Repairs to the city's water system were completed Tuesday, leading Sellers to believe that a boil order could be lifted as early as Thursday night. Work is still being done on the city's wastewater system, and Sellers said repair of the bridge could cost about $53,000 — a similar price tag from when the bridge was damaged in 2017.
"2017 was bad enough, but this is 2017 times two," Sellers said.
He showed appreciation for the area's volunteer firefighters, police officers and other emergency workers, who have worked hard to get services restored and assist residents any way they could — all while searching for a missing woman.
Efforts to find an Anderson woman, believed to have been inside a house that was swept away, shifted from search and rescue to recovery on Tuesday. Anderson police Chief Seth Daniels said that cadaver dogs are being called in to assist with recovery efforts.
"You always hold out hope in situations like this," Daniels said. "But it's been more than 36 hours, and we're going on 48, so we've transitioned into a recovery mode."
Cleanup efforts will soon mobilize in both towns, Sellers and Butcher said. During Saturday's Celebrate Neosho event, Butcher said, workers at the city's booth will be available to hear from victims about what they need.
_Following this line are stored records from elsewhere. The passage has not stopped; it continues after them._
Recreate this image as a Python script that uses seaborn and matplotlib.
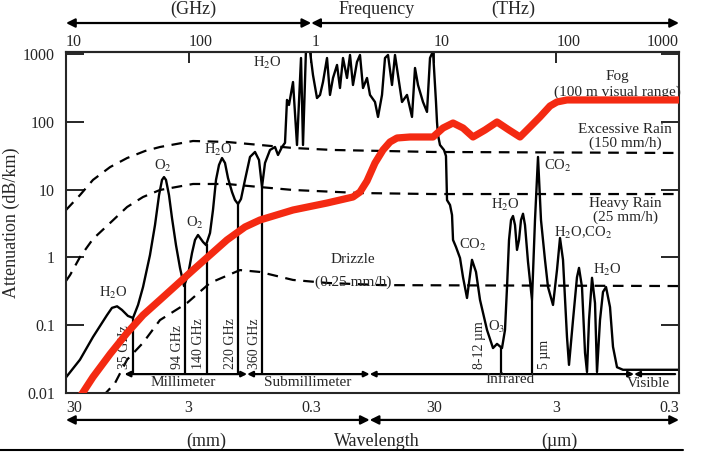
import numpy as np
import pandas as pd
import matplotlib
matplotlib.use("Agg")
import matplotlib.pyplot as plt
import seaborn as sns
from matplotlib.lines import Line2D
from matplotlib.ticker import NullLocator

# frequency in GHz, attenuation in dB/km
gas_f = [10, 13.0, 16.6, 21.6, 23.7, 26.1, 28.6, 32.0, 35.2, 38.7, 42.5, 48.4, 53.2, 57.4,
         60.7, 63.0, 65.4, 69.2, 73.2, 78.9, 85.1, 91.7, 98.9, 106.6, 112.8, 119.3, 131.1,
         138.7, 149.5, 158.1, 167.3, 177.0, 187.3, 198.1, 209.6, 226.0, 238.9, 253.0, 267.5,
         288.4, 316.8, 348.0, 375.2, 396.9, 420.0, 461.3, 506.8, 536.1, 578.0, 611.5, 634.7,
         659, 710.6, 766, 825.8, 857.4, 907, 977.7, 1034, 1115, 1180, 1248, 1346, 1423, 1506,
         1624, 1717, 1817, 1959, 2073, 2192, 2363, 2500, 2646, 2852, 3017, 3314, 3507, 3780,
         3999, 4231, 4561, 4825, 5105, 5504, 6045, 6640, 7026, 7432, 8164, 8801, 9312, 9851,
         10420, 10620, 10820, 11230, 12110, 12570, 12820, 13560, 14080, 14350, 15180, 16360,
         17310, 18660, 19740, 20490, 22090, 23820, 27170, 30400, 32780, 36000, 38080, 39560,
         41070, 42650, 44260, 45960, 47710, 49550, 51440, 53410, 55440, 58660, 63240, 66900,
         70780, 74870, 80700, 85400, 93830, 101100, 107000, 113200, 122000, 126700, 136600,
         147200, 152900, 161700, 171200, 177700, 184500, 195200, 206500, 214400, 226800,
         239900, 253900, 273700, 289500, 312200, 349300, 1e6]
gas_a = [0.017, 0.031, 0.067, 0.141, 0.18, 0.19, 0.168, 0.137, 0.128, 0.199, 0.366, 1.08, 3.0, 8.3,
         13.9, 15.3, 13.9, 8.3, 3.81, 1.52, 0.70, 0.378, 0.55, 1.16, 1.81, 2.14, 1.69,
         1.52, 2.29, 5.0, 13.9, 23.1, 29.2, 24.7, 14.8, 9.2, 7.03, 6.13, 7.27,
         13.9, 30.3, 35.9, 27.3, 10.9, 24.7, 38.4, 42.5, 32.4, 42.5, 49, 210,
         177, 386, 45.5, 873, 45.5, 1200, 1100, 490, 224, 249, 386, 873, 249, 443,
         689, 315, 873, 443, 967, 349, 762, 967, 315, 443, 249, 196, 118, 249,
         873, 967, 349, 967, 490, 196, 249, 118, 622, 349, 196, 140, 873, 1100,
         196, 99, 64, 45.5, 38.4, 31.3, 7.0, 5.93, 4.22, 1.81, 1.42, 0.98,
         0.51, 0.252, 0.55, 0.92, 0.61, 0.236, 0.085, 0.046, 0.053, 0.046, 0.085, 0.366,
         1.81, 3.56, 4.08, 3.0, 1.29, 1.81, 3.56, 4.4, 3.0, 0.86, 0.236, 3.56,
         30.3, 3.56, 0.92, 0.366, 0.199, 0.65, 1.93, 0.92, 0.067, 0.026, 0.119,
         0.51, 0.70, 0.366, 0.039, 0.0204, 0.119, 0.50, 0.212, 0.0204, 0.119,
         0.309, 0.366, 0.185, 0.048, 0.024, 0.022, 0.022]

fog_f = [12.5, 13.8, 16.6, 22.9, 31.5, 42.5, 58.4, 108.6, 205.7, 288.4, 382, 710.6, 1346, 2192,
         2500, 2852, 3314, 3851, 4393, 5012, 6397, 9851, 11890, 14350, 17310, 20880, 26160,
         32780, 41070, 50480, 60920, 73470, 88720, 101100, 122000, 1e6]
fog_a = [0.0079, 0.0103, 0.0172, 0.0376, 0.077, 0.141, 0.236, 0.65, 1.81, 2.81, 3.56, 5.0, 6.34, 7.78,
         9.2, 13.4, 24.7, 38.4, 50.4, 57.7, 59.7, 59.7, 81, 96, 81, 59.7, 75.7,
         99.3, 75.7, 59.7, 83.8, 118, 171, 196, 210, 210]

excessive_f = [10, 13, 16.6, 22.9, 31.5, 44.1, 58.4, 108.6, 205.7, 382, 710.6, 1506, 9851, 1e6]
excessive_a = [5.0, 8.3, 13.9, 21.5, 29.2, 37.1, 42.5, 52.1, 50.4, 45.5, 41.1, 38.4, 35.9, 34.7]

heavy_f = [10, 10.8, 13.0, 16.6, 22.9, 31.5, 42.5, 58.4, 108.6, 205.7, 382, 710.6, 2500, 9851, 1e6]
heavy_a = [0.449, 0.55, 1.01, 1.87, 3.22, 5.54, 7.78, 9.87, 12.1, 12.1, 10.9, 9.87, 8.9, 8.6, 8.6]

drizzle_f = [20.0, 25.1, 31.5, 42.5, 58.4, 97.0, 149.5, 262.5, 382, 710.6, 1346, 3780, 1e6]
drizzle_a = [0.009, 0.014, 0.031, 0.055, 0.119, 0.212, 0.42, 0.65, 0.61, 0.465, 0.42, 0.39, 0.378]

window_f = [35, 94, 140, 253, 397, 35300, 63200]
window_labels = ["35 GHz", "94 GHz", "140 GHz", "220 GHz", "360 GHz", "8-12 µm", "5 µm"]

band_edges = [30, 300, 3000, 430000]
band_end = 930000
band_level = 0.019
band_names = ["Millimeter", "Submillimeter", "Infrared", "Visible"]
band_label_f = [90, 942, 41900, 558000]
band_label_a = [0.0145, 0.0145, 0.016, 0.014]

freq_ticks = [10, 100, 1000, 1e4, 1e5, 1e6]
freq_labels = ["10", "100", "1", "10", "100", "1000"]
wave_labels = ["30", "3", "0.3", "30", "3", "0.3"]
att_ticks = [0.01, 0.1, 1, 10, 100, 1000]
att_labels = ["0.01", "0.1", "1", "10", "100", "1000"]

sns.set_style("white")
plt.rcParams["font.family"] = ["Liberation Serif", "DejaVu Serif"]
plt.rcParams["mathtext.fontset"] = "stix"

fig = plt.figure(figsize=(7.06, 4.53), dpi=100)
ax = fig.add_axes([66 / 706, 1 - 393 / 453, 613 / 706, 341 / 453])
ax.set_xscale("log")
ax.set_yscale("log")

dash = (0, (4.8, 3.4))
sns.lineplot(data=pd.DataFrame({"f": excessive_f, "a": excessive_a}), x="f", y="a", ax=ax,
             color="black", linewidth=1.6, linestyle=dash, estimator=None, sort=False)
sns.lineplot(data=pd.DataFrame({"f": heavy_f, "a": heavy_a}), x="f", y="a", ax=ax,
             color="black", linewidth=1.6, linestyle=dash, estimator=None, sort=False)
sns.lineplot(data=pd.DataFrame({"f": drizzle_f, "a": drizzle_a}), x="f", y="a", ax=ax,
             color="black", linewidth=1.6, linestyle=dash, estimator=None, sort=False)
sns.lineplot(data=pd.DataFrame({"f": gas_f, "a": gas_a}), x="f", y="a", ax=ax,
             color="black", linewidth=1.7, estimator=None, sort=False)
sns.lineplot(data=pd.DataFrame({"f": fog_f, "a": fog_a}), x="f", y="a", ax=ax,
             color="#f42a12", linewidth=5.2, estimator=None, sort=False, zorder=5)

# window lines up to the gaseous curve
tops = 10 ** np.interp(np.log10(window_f), np.log10(gas_f), np.log10(gas_a))
ax.vlines(window_f, band_level, tops, color="black", linewidth=1.6)
for f, lab, dx in zip(window_f, window_labels, [-1, -1, -1, -1, -1, -11, 4]):
    ax.annotate(lab, xy=(f, band_level), xytext=(dx, 4), textcoords="offset points",
                rotation=90, ha="right" if dx < 0 else "left", va="bottom", fontsize=10)

# band line with arrows
seg = dict(arrowstyle="<|-|>", lw=1.6, color="black", mutation_scale=8, shrinkA=0, shrinkB=0)
for a, b in zip(band_edges[:-1], band_edges[1:]):
    ax.annotate("", xy=(b, band_level), xytext=(a, band_level), arrowprops=seg)
ax.annotate("", xy=(band_end, band_level), xytext=(band_edges[-1], band_level),
            arrowprops=dict(seg, arrowstyle="<|-"))
for f, a, name in zip(band_label_f, band_label_a, band_names):
    ax.text(f, a, name, ha="center", va="center", fontsize=11)

# molecule labels
fs = 10.5
ax.text(24.2, 0.30, r"H$_2$O", ha="center", va="center", fontsize=fs)
ax.text(61.8, 22.3, r"O$_2$", ha="center", va="center", fontsize=fs)
ax.text(112.8, 3.22, r"O$_2$", ha="center", va="center", fontsize=fs)
ax.text(173.7, 38.4, r"H$_2$O", ha="center", va="center", fontsize=fs)
ax.text(436, 737, r"H$_2$O", ha="center", va="center", fontsize=fs)
ax.text(103000, 22.3, r"CO$_2$", ha="center", va="center", fontsize=fs)
ax.text(38100, 5.93, r"H$_2$O", ha="center", va="center", fontsize=fs)
ax.text(164800, 2.29, r"H$_2$O,CO$_2$", ha="center", va="center", fontsize=fs)
ax.text(258800, 0.65, r"H$_2$O", ha="center", va="center", fontsize=fs)
ax.text(20880, 1.52, r"CO$_2$", ha="center", va="center", fontsize=fs)
ax.text(32780, 0.094, r"O$_3$", ha="center", va="center", fontsize=fs)

# weather labels
ax.text(2193, 0.92, "Drizzle", ha="center", va="center", fontsize=11)
ax.text(2193, 0.434, "(0.25 mm/h)", ha="center", va="center", fontsize=11)
ax.text(312000, 458, "Fog", ha="center", va="center", fontsize=11)
ax.text(312000, 275, "(100 m visual range)", ha="center", va="center", fontsize=11)
ax.text(363000, 75.7, "Excessive Rain", ha="center", va="center", fontsize=11)
ax.text(363000, 48.7, "(150 mm/h)", ha="center", va="center", fontsize=11)
ax.text(363000, 6.34, "Heavy Rain", ha="center", va="center", fontsize=11)
ax.text(363000, 3.94, "(25 mm/h)", ha="center", va="center", fontsize=11)

ax.set_xlim(10, 1e6)
ax.set_ylim(0.01, 1070)
ax.set_xticks(freq_ticks)
ax.set_xticklabels(wave_labels)
ax.set_yticks(att_ticks)
ax.set_yticklabels(att_labels)
ax.xaxis.set_minor_locator(NullLocator())
ax.yaxis.set_minor_locator(NullLocator())
ax.tick_params(axis="x", direction="in", length=8, width=1.4, pad=5, labelsize=11.5)
ax.tick_params(axis="y", direction="in", length=13, width=1.4, pad=8, labelsize=11.5,
               left=True, right=True)
labs = ax.get_xticklabels()
labs[0].set_ha("left")
labs[-1].set_ha("right")
ax.set_xlabel("")
ax.set_ylabel("Attenuation (dB/km)", fontsize=13)
ax.yaxis.set_label_coords(-0.075, 0.5)
for s in ax.spines.values():
    s.set_linewidth(1.5)

top = ax.secondary_xaxis("top")
top.set_xticks(freq_ticks)
top.set_xticklabels(freq_labels)
top.xaxis.set_minor_locator(NullLocator())
top.tick_params(direction="in", length=8, width=1.4, pad=1.5, labelsize=11.5)
tl = top.get_xticklabels()
for t in tl[:-1]:
    t.set_ha("left")
tl[-1].set_ha("right")
top.spines["top"].set_linewidth(1.5)

# frequency / wavelength arrows outside the box
trans = ax.get_xaxis_transform()
big = dict(arrowstyle="<|-|>", lw=1.6, color="black", mutation_scale=13, shrinkA=0, shrinkB=0)
for a, b, yy in [(10, 1000, 1.085), (1000, 1e6, 1.085), (10, 3000, -0.079), (3000, 1e6, -0.079)]:
    ax.annotate("", xy=(b, yy), xytext=(a, yy), xycoords=trans, textcoords=trans,
                arrowprops=big, annotation_clip=False)
for x, s in [(0.207, "(GHz)"), (0.506, "Frequency"), (0.729, "(THz)")]:
    ax.text(x, 1.126, s, transform=ax.transAxes, ha="center", va="center", fontsize=13)
for x, s in [(0.228, "(mm)"), (0.507, "Wavelength"), (0.805, "(µm)")]:
    ax.text(x, -0.141, s, transform=ax.transAxes, ha="center", va="center", fontsize=13)

fig.add_artist(Line2D([0, 683 / 706], [1 - 450 / 453, 1 - 450 / 453], color="black",
                      linewidth=1.5, transform=fig.transFigure))

fig.savefig("out.png", dpi=100)
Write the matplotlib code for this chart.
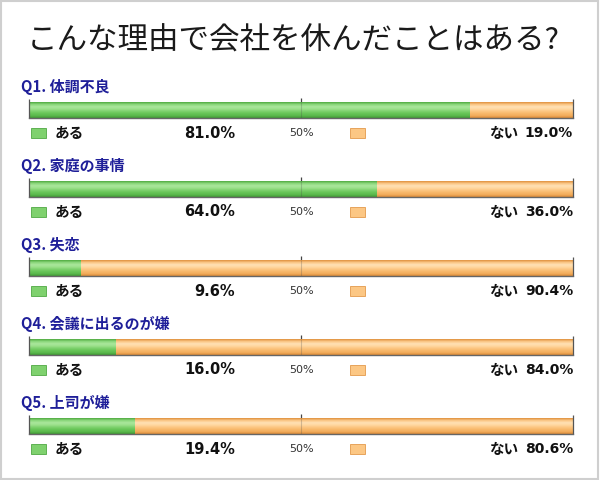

An event to pair victims with volunteer services is still being arranged, he said.
"We see a bigger need for those who don't have flood insurance, including renters, but we don't know what those needs are unless they share them with us," Butcher said. "We're working to identify resources to help people, but that takes time."
In Anderson, the city will set up two large trash bins in the parking lot of First Christian Church, where people can pitch debris.
Residents have already begun the work of cleaning up. Knoll on Tuesday worked on painting concrete floors in her house, with the hopes of being able to set up beds. She and her son pitched a tent on their home's driveway and camped out Monday.
A trampoline she owned was somehow shoved underneath a shed. On Tuesday, she was much more concerned with things inside the shed, including "baby stuff" from her son, Logan, now 10.
She, like others, felt "defeat and sadness."
"We were just about done with the remodeling from the last flood," Knoll said. "All that time, money and energy is now gone."
Nageotte awaited news from nurses Tuesday. She has a lung condition that requires the use of oxygen. If moisture can't be controlled from growing mold inside, she will not be able to stay, she said.
And that leads to a bigger question for people dealing with their second flood in just as many years: What next?
"I'm 66, and my brother is 59," Nageotte said. "I don't know what we are going to do."
Knoll said she plans on staying in the house, which is owned by her grandmother, for about another year, but she does not want to endure a flood ever again.
"My grandmother allowing us to live here has been a huge blessing," Knoll said. "We came from having nothing to having a home full of stuff. Logan has been strong through it all, saying that it's just stuff and we can get it again."